### STATED GOAL
Count how many lines below contain the word "this", then give that number alone.

### DATA FOR THE TASK
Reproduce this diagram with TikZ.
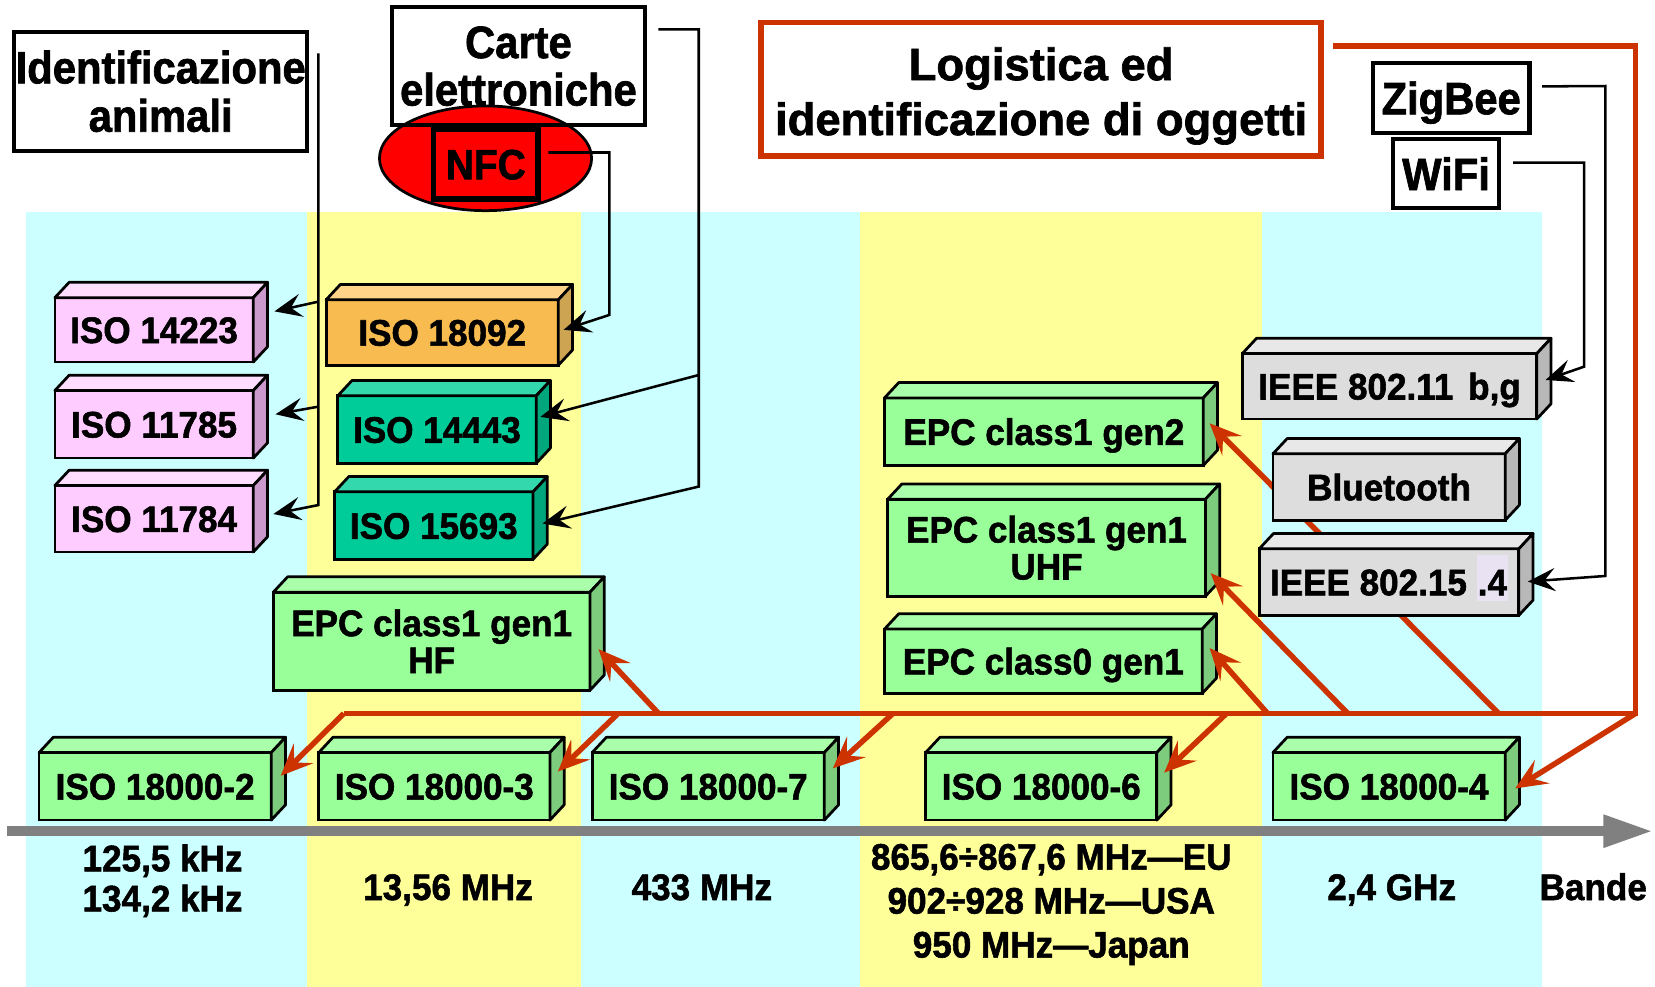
\documentclass[tikz,border=0pt]{standalone}
\usepackage{fontspec}
\setmainfont{Liberation Sans}[BoldFeatures={FakeBold=1.5}]
\newfontfamily\lblfont{Liberation Sans}[FakeStretch=0.95,BoldFeatures={FakeBold=1.5}]
\newfontfamily\ttlfont{Liberation Sans}[FakeStretch=0.92,BoldFeatures={FakeBold=1.5}]
\usetikzlibrary{arrows.meta,calc,shapes.geometric}
\definecolor{bandC}{HTML}{CCFFFF}
\definecolor{bandY}{HTML}{FFFF99}
\definecolor{redC}{HTML}{CC3300}
\definecolor{axisC}{HTML}{808080}
\definecolor{pinkF}{HTML}{FFCCFF}
\definecolor{pinkT}{HTML}{FFDDFF}
\definecolor{pinkS}{HTML}{CC99CC}
\definecolor{orngF}{HTML}{F8BB50}
\definecolor{orngT}{HTML}{FFD488}
\definecolor{orngS}{HTML}{CCA452}
\definecolor{tealF}{HTML}{00CC99}
\definecolor{tealT}{HTML}{33D9AD}
\definecolor{tealS}{HTML}{00A67C}
\definecolor{grnF}{HTML}{99FF99}
\definecolor{grnT}{HTML}{AAFFAA}
\definecolor{grnS}{HTML}{7DCC7D}
\definecolor{gryF}{HTML}{DDDDDD}
\definecolor{gryT}{HTML}{E8E8E8}
\definecolor{gryS}{HTML}{B8B8B8}
\definecolor{hlC}{HTML}{E8E2F2}
\definecolor{nfcC}{HTML}{FF0000}
% name, x1, y1, x2, y2, palette, extra options, text
\newcommand\mkcube[8]{%
  \node[cubefront, fill=#6F, minimum width={(#4-#2)*0.5pt}, minimum height={(#5-#3)*0.5pt}, #7] (#1) at (#2,#3) {#8};
  \filldraw[cubeedge, fill=#6T] (#1.north west) -- ++(13.5,-14.5) -- ++({#4-#2},0) -- (#1.north east) -- cycle;
  \filldraw[cubeedge, fill=#6S] (#1.north east) -- ++(13.5,-14.5) -- ++(0,{#5-#3}) -- (#1.south east) -- cycle;
}
\begin{document}
\begin{tikzpicture}[x=0.5pt,y=-0.5pt,
  cubefront/.style={draw=black, line width=1.3pt, anchor=north west, inner sep=0pt, outer sep=0pt, align=center,
    font=\lblfont\bfseries\fontsize{17.5}{17.5}\selectfont},
  cubeedge/.style={draw=black, line width=1.3pt, line join=round},
  oneline/.style={text height=12.5pt, text depth=0pt},
  twoline/.style={},
  ttlbox/.style={draw=black, line width=2pt, inner sep=0pt, outer sep=0pt, align=center},
  freq/.style={inner sep=0pt, align=center, font=\lblfont\bfseries\fontsize{17.5}{19}\selectfont},
  redl/.style={draw=redC, line width=2.6pt},
  redarr/.style={redl, -{Stealth[length=15pt,width=13pt,inset=6pt]}},
  blkl/.style={draw=black, line width=1.2pt},
  blkarr/.style={blkl, -{Stealth[length=13pt,width=11pt,inset=5pt]}},
  axisline/.style={draw=axisC, line width=4.75pt, -{Triangle[length=23.5pt,width=14.5pt]}}
]
\useasboundingbox (0,0) rectangle (1568,935);
\fill[white] (0,0) rectangle (1568,935);
% frequency bands
\fill[bandC] (24.5,200.5) rectangle (291,935);
\fill[bandY] (291,200.5) rectangle (550,935);
\fill[bandC] (550,200.5) rectangle (815,935);
\fill[bandY] (815,200.5) rectangle (1196,935);
\fill[bandC] (1196,200.5) rectangle (1460.5,935);
% axis
\draw[axisline] (7,787.5) -- (1566,787.5);
% band labels
\node[freq] (f1) at (154,834.5) {125,5 kHz\\134,2 kHz};
\node[freq, anchor=base] (f2) at (424.5,852.7) {13,56 MHz};
\node[freq, anchor=base] (f3) at (665,852.7) {433 MHz};
\node[freq, font=\lblfont\bfseries\fontsize{17.5}{20.8}\selectfont] (f4) at (996,857) {865,6÷867,6 MHz—EU\\902÷928 MHz—USA\\950 MHz—Japan};
\node[freq, anchor=base] (f5) at (1318.5,852.7) {2,4 GHz};
\node[freq, anchor=base] (f6) at (1509.5,852.7) {Bande};
% standards boxes
\mkcube{iso14223}{52}{282}{240}{343}{pink}{oneline}{ISO 14223}
\mkcube{iso11785}{52}{370}{240}{434}{pink}{oneline}{ISO 11785}
\mkcube{iso11784}{52}{460}{240}{523}{pink}{oneline}{ISO 11784}
\mkcube{iso18092}{309}{284}{529}{346}{orng}{oneline}{ISO 18092}
\mkcube{iso14443}{320}{375}{508}{439}{teal}{oneline}{ISO 14443}
\mkcube{iso15693}{317}{466}{505}{530}{teal}{oneline}{ISO 15693}
\mkcube{epchf}{259}{561}{559}{654}{grn}{twoline}{EPC class1 gen1\\HF}
\mkcube{isoa}{37}{713}{257}{777}{grn}{oneline}{ISO 18000-2}
\mkcube{isob}{302}{713}{521}{777}{grn}{oneline}{ISO 18000-3}
\mkcube{isoc}{561}{713}{781}{777}{grn}{oneline}{ISO 18000-7}
\mkcube{isod}{877}{713}{1096}{777}{grn}{oneline}{ISO 18000-6}
\mkcube{isoe}{1206}{713}{1426}{777}{grn}{oneline}{ISO 18000-4}
\mkcube{epcgtwo}{838}{377}{1140}{441}{grn}{oneline}{EPC class1 gen2}
\mkcube{epcuhf}{841}{473}{1142}{565}{grn}{twoline}{EPC class1 gen1\\UHF}
\mkcube{epczero}{838}{596}{1139}{657}{grn}{oneline}{EPC class0 gen1}
% application boxes
\node[ttlbox, minimum width=138.75pt, minimum height=56.5pt, font=\ttlfont\bfseries\fontsize{21.5}{22.9}\selectfont] (idbox) at (152.25,86.5) {Identificazione\\animali};
\node[ellipse, draw=black, line width=1.3pt, fill=nfcC, minimum width=100.5pt, minimum height=49.6pt, inner sep=0pt] (nfcell) at (460,150) {};
\node[ttlbox, minimum width=119.8pt, minimum height=55.7pt, font=\ttlfont\bfseries\fontsize{21.5}{22.5}\selectfont] (carte) at (491.2,62.7) {Carte\\elettroniche};
\node[ttlbox, line width=2.5pt, fill=nfcC, minimum width=49.3pt, minimum height=33pt, text height=14.3pt, text depth=0pt, font=\ttlfont\bfseries\fontsize{20}{20}\selectfont] (nfc) at (460.3,155.5) {NFC};
\node[ttlbox, draw=redC, line width=2.6pt, minimum width=265.35pt, minimum height=63.3pt, font=\bfseries\fontsize{21.5}{26}\selectfont] (logi) at (986.35,84.5) {\rule{0pt}{22pt}Logistica ed\\identificazione di oggetti};
\node[ttlbox, minimum width=74.1pt, minimum height=33.45pt, text height=15.4pt, text depth=0pt, font=\ttlfont\bfseries\fontsize{21.5}{21.5}\selectfont] (zig) at (1374.9,92.85) {ZigBee};
\node[ttlbox, minimum width=50pt, minimum height=32.7pt, text height=15.4pt, text depth=0pt, font=\ttlfont\bfseries\fontsize{21.5}{21.5}\selectfont] (wifi) at (1370,164.7) {WiFi};
% red connectors (logistics)
\coordinate (logisrc) at ($(logi.north east)+(11,22.3)$);
\coordinate (rcorner) at (1549.5,676);
\coordinate (hleft) at (325.7,676);
\coordinate (hb) at (585.6,676);
\coordinate (hhf) at (624,676);
\coordinate (hc) at (846,676);
\coordinate (hd) at (1162,676);
\coordinate (hzero) at (1201,676);
\coordinate (huhf) at (1277,676);
\coordinate (hgtwo) at (1420,676);
\draw[redl, line join=miter] (logisrc) -| (rcorner) -- (hleft);
\draw[redarr] (hleft) -- ($(isoa.north east)+(9,22)$);
\draw[redarr] (hb) -- ($(isob.north east)+(7.5,18)$);
\draw[redarr] (hc) -- ($(isoc.north east)+(8,15)$);
\draw[redarr] (hd) -- ($(isod.north east)+(7,19)$);
\draw[redarr] (rcorner) -- ($(isoe.north east)+(9.5,34)$);
\draw[redarr] (hhf) -- ($(epchf.north east)+(8,54)$);
\draw[redarr] (hzero) -- ($(epczero.north east)+(7,18)$);
\draw[redarr] (huhf) -- ($(epcuhf.north east)+(5,70)$);
\draw[redarr] (hgtwo) -- ($(epcgtwo.north east)+(6,24)$);
% wireless boxes
\mkcube{ieeea}{1177}{335}{1456}{397}{gry}{oneline}{IEEE 802.11\hskip7pt b,g}
\mkcube{bt}{1206}{430}{1426}{493}{gry}{oneline}{Bluetooth}
\mkcube{ieeeb}{1193}{520}{1439}{583}{gry}{oneline}{IEEE 802.15 \smash{\setlength\fboxsep{0pt}\colorbox{hlC}{\kern0.5pt\rule[-2.5pt]{0pt}{21.5pt}.4\kern0.5pt}}}
% black connectors
\coordinate (idsrc) at ($(idbox.north east)+(10.6,20.5)$);
\coordinate (idja) at (301.6,285.8);
\coordinate (idjb) at (301.6,385.3);
\coordinate (idjc) at (301.6,478.5);
\draw[blkarr] (idsrc) -- (idjc) -- ($(iso11784.north east)+(19,27)$);
\draw[blkarr] (idja) -- ($(iso14223.north east)+(20,13)$);
\draw[blkarr] (idjb) -- ($(iso11785.north east)+(21,22.5)$);
\coordinate (casrc) at ($(carte.north east)+(12.8,20.8)$);
\coordinate (cacorner) at (662,27.8);
\coordinate (caja) at (662,355.3);
\coordinate (cajb) at (662,461);
\draw[blkarr] (casrc) -- (cacorner) -- (cajb) -- ($(iso15693.north east)+(9,30)$);
\draw[blkarr] (caja) -- ($(iso14443.north east)+(4,20)$);
\coordinate (nfcsrc) at ($(nfc.east)+(10,-11)$);
\coordinate (nfca) at (577.3,144.5);
\coordinate (nfcb) at (577.3,298.4);
\draw[blkarr] (nfcsrc) -- (nfca) -- (nfcb) -- ($(iso18092.north east)+(5,28.5)$);
\coordinate (zsrc) at ($(zig.east)+(12,-11)$);
\coordinate (za) at (1521,81.5);
\coordinate (zb) at (1521,545.7);
\draw[blkarr] (zsrc) -- (za) -- (zb) -- ($(ieeeb.north east)+(8.5,31)$);
\coordinate (wsrc) at ($(wifi.east)+(13.5,-10.7)$);
\coordinate (wa) at (1500.8,154);
\coordinate (wb) at (1500.8,347.4);
\draw[blkarr] (wsrc) -- (wa) -- (wb) -- ($(ieeea.north east)+(8.3,25)$);
\end{tikzpicture}
\end{document}
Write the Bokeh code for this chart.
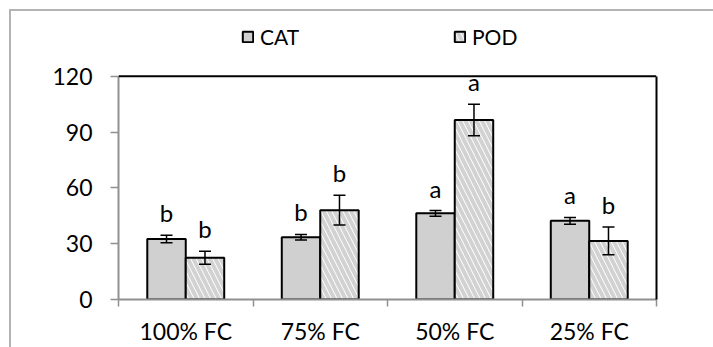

### REPLY
2